Cette réflexion est devenue indispensable car aujourd’hui, Johanna Rolland et sa majorité plurielle (gauche et écologistes) semblent ne pas être en phase sur les modèles de développement à venir. Plus que jamais, la question de la fabrique de la ville est un sujet politique, au sens politicien. Et sous couvert d’un débat citoyen, il y a de fortes chances pour qu’elle le reste. La preuve : contrairement aux consultations précédentes où un comité citoyen tiers-garant des débats était tiré au sort, cette fois les sept citoyens garants ont été désignés chacun par les partis politiques représentés à la métropole. Il en résulte d’ailleurs une sur représentation des catégories socioprofessionnelles CSP+.
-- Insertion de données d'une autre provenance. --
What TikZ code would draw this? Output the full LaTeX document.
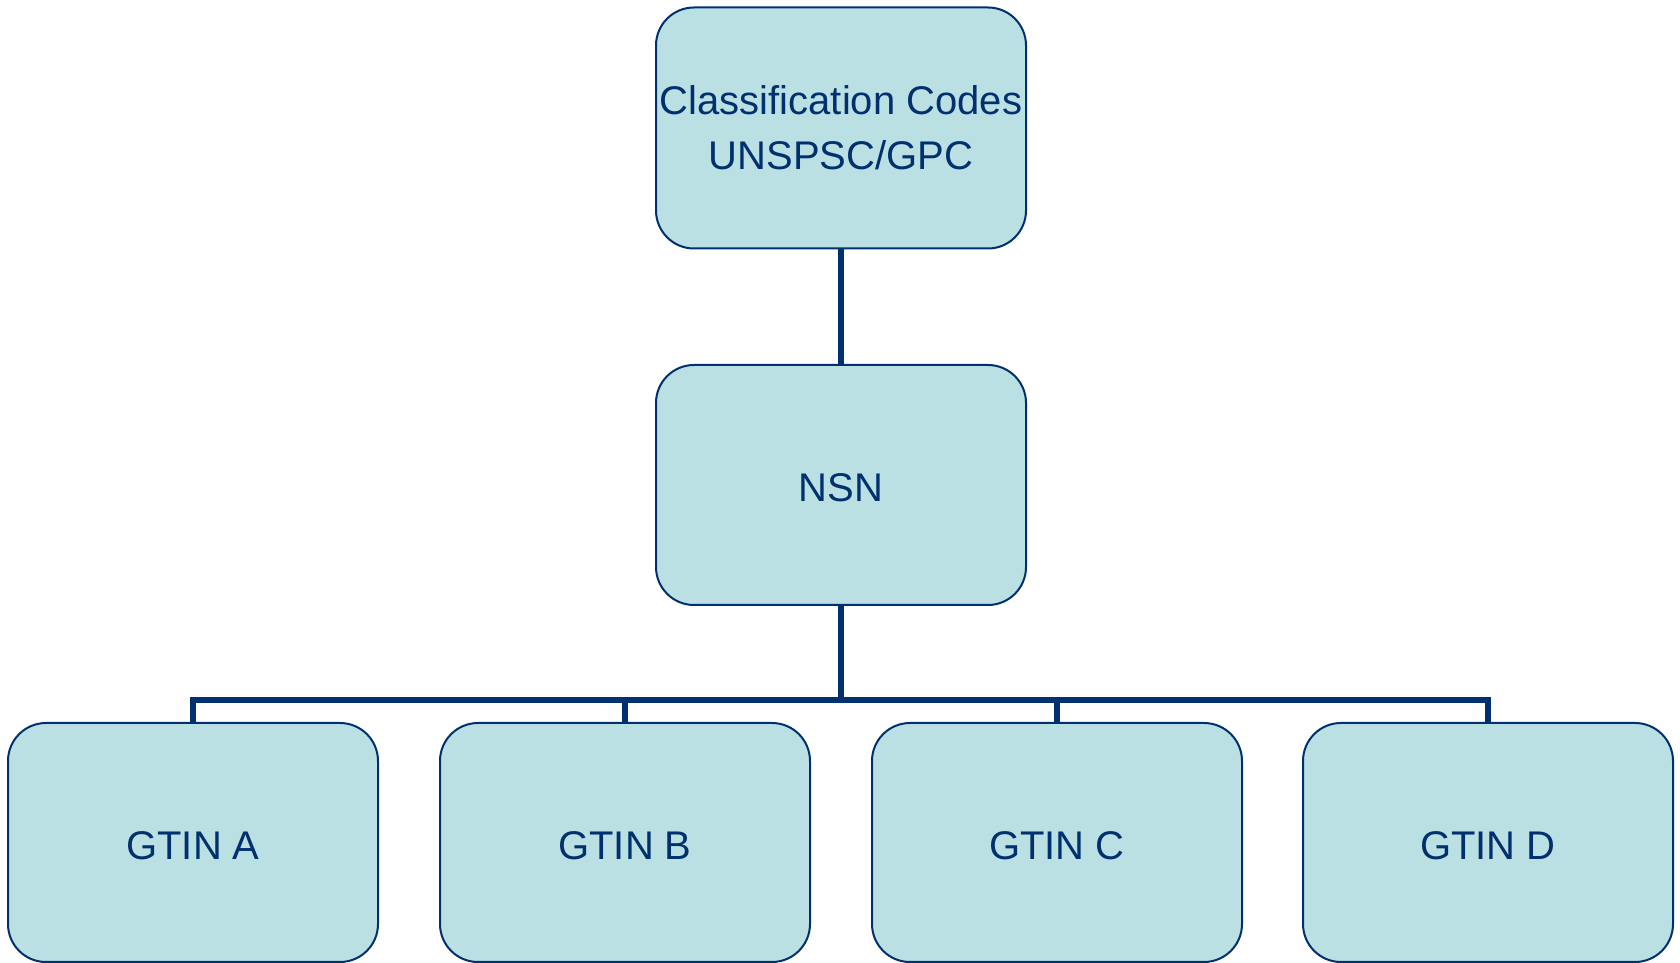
\documentclass[tikz,border=0pt]{standalone}
\usepackage{fontspec}
\setmainfont{Liberation Sans}
\definecolor{boxfill}{RGB}{186,224,227}
\definecolor{navy}{RGB}{0,48,110}
\begin{document}
\begin{tikzpicture}[x=1pt,y=1pt,
  orgbox/.style={draw=navy, line width=2pt, fill=boxfill, rounded corners=38pt,
    minimum width=370pt, inner sep=0pt, align=center, text=navy,
    font=\fontsize{40}{55}\selectfont},
  oneline/.style={text height=34pt, text depth=0pt},
  link/.style={draw=navy, line width=6pt}]
\useasboundingbox (0,0) rectangle (1680,963);
\node[orgbox, minimum height=241pt] (top) at (841,835) {Classification Codes\\UNSPSC/GPC};
\node[orgbox, oneline, minimum height=240pt] (nsn) at (841,478) {NSN};
\node[orgbox, oneline, minimum height=239pt] (ga) at (193,120.5) {GTIN A};
\node[orgbox, oneline, minimum height=239pt] (gb) at (625,120.5) {GTIN B};
\node[orgbox, oneline, minimum height=239pt] (gc) at (1057,120.5) {GTIN C};
\node[orgbox, oneline, minimum height=239pt] (gd) at (1488,120.5) {GTIN D};
\coordinate (bar) at (841,263);
\draw[link] (top.south) -- (nsn.north);
\draw[link] (nsn.south) -- (bar);
\draw[link] (ga.north) -- (ga.north |- bar) -- (gd.north |- bar) -- (gd.north);
\draw[link] (gb.north) -- (gb.north |- bar);
\draw[link] (gc.north) -- (gc.north |- bar);
\end{tikzpicture}
\end{document}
L’épineuse question du logement
Si les politiques environnementales ou sociales font consensus au sein de la majorité, c’est loin d’être le cas en ce qui concerne le logement. Cette question est devenue centrale sur ce territoire toujours attractif, mais où les oppositions grandissantes à la construction de nouveaux logements ont rendu les élus frileux. Même des projets urbains, pourtant vertueux comme l’aménagement de Doulon Gohards, sont la cible de critiques virulentes, cautionnées par une partie de la majorité métropolitaine. Résultat, depuis plusieurs années, la production décroche avec seulement 3 700 logements autorisés en 2022, dont moins de 800 sociaux. Des chiffres très loin de l’objectif de 6 000 logements, dont 2 000 sociaux, pourtant réaffirmé dans la modification du le plan local d’urbanisme métropolitain (PLUm) approuvée le 10 février, qui prévoit de réduire de 50 % par an la consommation des espaces naturels, agricoles et forestiers.
Le grand débat permettra-t-il de mettre tout le monde d’accord sur la politique du logement ? Les acteurs de la fabrique de la ville l’espèrent même si beaucoup en doutent. « Il suffit de voir le peu de place accordée au logement dans le document socle élaboré par l’agence d’urbanisme [quatre pages sur 146, NDLR] pour comprendre que cette question ne sera pas abordée à la hauteur des enjeux » indique un professionnel souhaitant garder l’anonymat.
Pour autant et globalement, l’initiative de la métropole est perçue de façon positive. Et même si certains des acteurs, comme les architectes, ont été informés très tardivement de la mise en place de ce débat, globalement tous se réjouissent que ce sujet soit mis sur le devant de la scène. « Cette initiative est perçue de façon plutôt positive par nos adhérents et, avec l’USH, le Cina ou le CNR Logement, nous apporterons bien sûr notre contribution », a d’ailleurs commenté Benjamin Haguenauer, président de la FPI des Pays de la Loire.